Performance Relevance:
If operating systems pervasively use RPCs, the improvements here-in
would improve throughput, responsiveness, and time to completion for
various tasks. It also has some potential protection reliability
benefits because it reduces incentive to make design compromises.
Posted by: Dave Plonka | March 5, 2007 05:33 PM
Summary
The paper describes the components and network protocol of a well performing remote procedure call architecture.
Problem
The authors wanted to be able to make remote procedure calls across a network with a quick and simple interface to facilitate distributed computing.
Contributions
The process of making a remote procedure call was abstracted to behave very similar to a local procedure call. The paper presented three layers of abstraction: application, stub, and RPCRuntime components. The user code calls a stub automatically created by Lupine. The stub handles packing and unpacking messages and hands off data to the RPCRuntime, which manages network transmissions.
A central grapevine database manages matching callers with callees and restricts those who can export a service. The Grapevine allows for three levels of destination specification when conducting a RPC: general call type, specific call instance, specific network address. This allows callers to be dynamically matched with suppliers.

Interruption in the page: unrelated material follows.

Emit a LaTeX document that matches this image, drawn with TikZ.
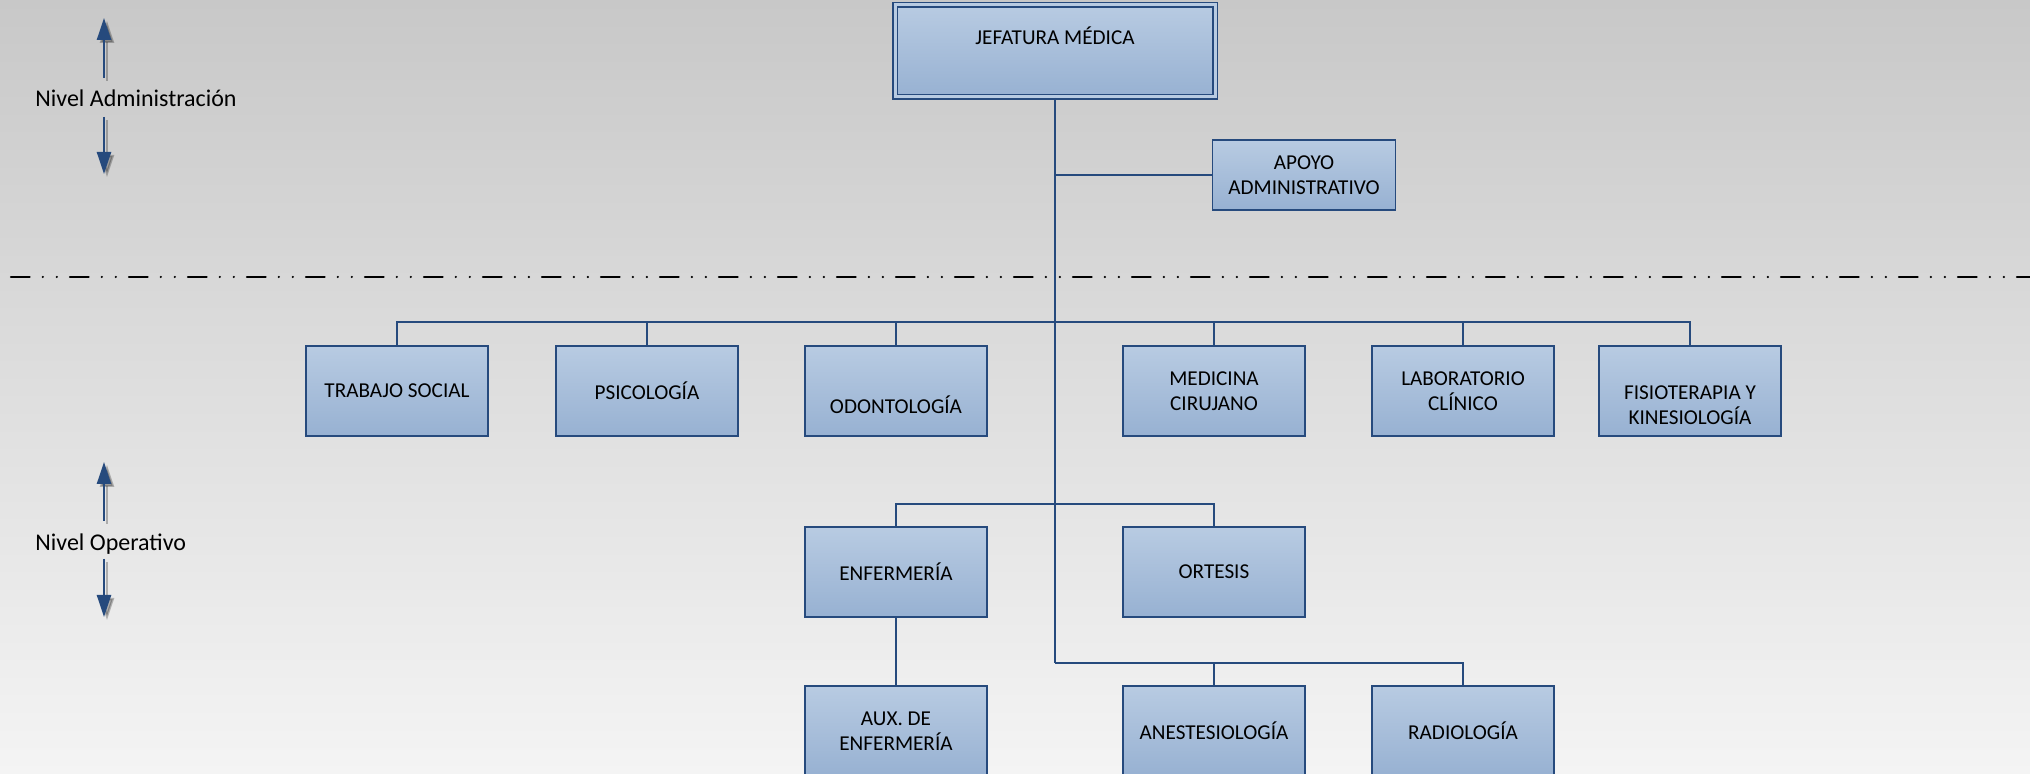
\documentclass[tikz,border=0pt]{standalone}
\usepackage{fontspec}
\setmainfont{Carlito}
\usetikzlibrary{arrows.meta,shadows}
\definecolor{fondoarriba}{RGB}{200,200,200}
\definecolor{fondoabajo}{RGB}{244,244,244}
\definecolor{cajaarriba}{RGB}{184,203,226}
\definecolor{cajaabajo}{RGB}{151,177,210}
\definecolor{linea}{RGB}{38,74,125}
\tikzset{
  cargo/.style={draw=linea, line width=.9pt, top color=cajaarriba, bottom color=cajaabajo,
    minimum width=91pt, minimum height=45pt, inner sep=2pt, align=center,
    font=\fontsize{10.6}{12.3}\selectfont},
  conector/.style={draw=linea, line width=1pt},
  etiqueta/.style={anchor=west, inner sep=0pt, font=\fontsize{12}{14}\selectfont},
  nivel/.style={draw=linea, line width=1.2pt, -{Triangle[width=7pt,length=11pt]}},
  sombra/.style={draw=black, line width=1.2pt, -{Triangle[width=7pt,length=11pt]}, opacity=.25},
}
\begin{document}
\begin{tikzpicture}[x=.5pt, y=-.5pt]
  \useasboundingbox (0,0) rectangle (2030,774);
  \shade[top color=fondoarriba, bottom color=fondoabajo] (0,0) rectangle (2030,774);

  % niveles
  \node[etiqueta] (niveladm) at (35,98) {Nivel Administración};
  \node[etiqueta] (nivelop) at (35,544) {Nivel Operativo};
  \foreach \a/\b in {78/18, 117/174, 521/462, 559/617}{
    \draw[sombra] (107,\a+3) -- (107,\b+3);
    \draw[nivel] (104,\a) -- (104,\b);
  }
  \draw[line width=1.2pt, line cap=round, dash pattern=on 9.3pt off 6.6pt on 0pt off 7pt on 0pt off 6.6pt] (11,277) -- (2030,277);

  % cargos
  \node[cargo, minimum width=160pt, minimum height=46pt, inner sep=0pt, text height=20pt, text depth=26pt,
    line width=.9pt, double=cajaarriba, double distance=1.5pt,
    drop shadow={shadow xshift=1.5pt, shadow yshift=-1.5pt, opacity=.3}] (jefatura) at (1055,51) {JEFATURA MÉDICA};
  \node[cargo, minimum width=91.5pt, minimum height=35pt] (apoyo) at (1304,175) {APOYO\\ADMINISTRATIVO};

  \node[cargo] (trabajo) at (397,391) {TRABAJO SOCIAL};
  \node[cargo] (psico) at (647,391) {PSICOLOGÍA};
  \node[cargo] (odonto) at (896,391) {\strut\\ODONTOLOGÍA};
  \node[cargo] (medicina) at (1214,391) {MEDICINA\\CIRUJANO};
  \node[cargo] (lab) at (1463,391) {LABORATORIO\\CLÍNICO};
  \node[cargo] (fisio) at (1690,391) {\strut\\FISIOTERAPIA Y\\KINESIOLOGÍA};

  \node[cargo] (enfer) at (896,572) {ENFERMERÍA};
  \node[cargo] (ortesis) at (1214,572) {ORTESIS};

  \node[cargo] (aux) at (896,731) {AUX. DE\\ENFERMERÍA};
  \node[cargo] (anest) at (1214,731) {ANESTESIOLOGÍA};
  \node[cargo] (radio) at (1463,731) {RADIOLOGÍA};

  % lineas
  \coordinate (bus1) at (1055,322);
  \coordinate (bus2) at (1055,504);
  \coordinate (bus3) at (1055,663);
  \draw[conector] (jefatura) -- (bus3);
  \draw[conector] (jefatura |- apoyo) -- (apoyo);
  \foreach \n in {trabajo,psico,odonto,medicina,lab,fisio}
    \draw[conector] (bus1) -| (\n);
  \foreach \n in {enfer,ortesis}
    \draw[conector] (bus2) -| (\n);
  \foreach \n in {anest,radio}
    \draw[conector] (bus3) -| (\n);
  \draw[conector] (enfer) -- (aux);
\end{tikzpicture}
\end{document}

The paper also presented a number of implementation details and a network protocol used to increase performance of RPCs. The transport protocol is highly tuned for small packet transmissions, ex. ACKing every packet. An idle process pool is used on the server in order to avoid process creation and teardown delays. Subsequent requests are directed towards the same process using the process identifier. Allowing one less ACK in the common case.
Flaws
I would have liked to have seen more of a justification for the binding location mechanism. Possibly due to my lack of distributed programming experience, I do not see why three levels of specification are needed. I would imagine that both the client and server applications would be written by the same author (the 100 fold increase in execution overhead makes small remote calculations impractical). I can imagine many cases where a static IP (specified at either compile time or on startup) is all that will be needed to locate the exporter. If both the client and server are written by the same person it seems a more efficient resource locator could be created in the case it is needed. I’m not convinced the benefits of a general purpose resource locator outweigh the overhead imposed.
Performance
The paper is attempting to improve scale-out by easily allowing remote procedure calls over the network. Which allows the application author to leverage more machines easily.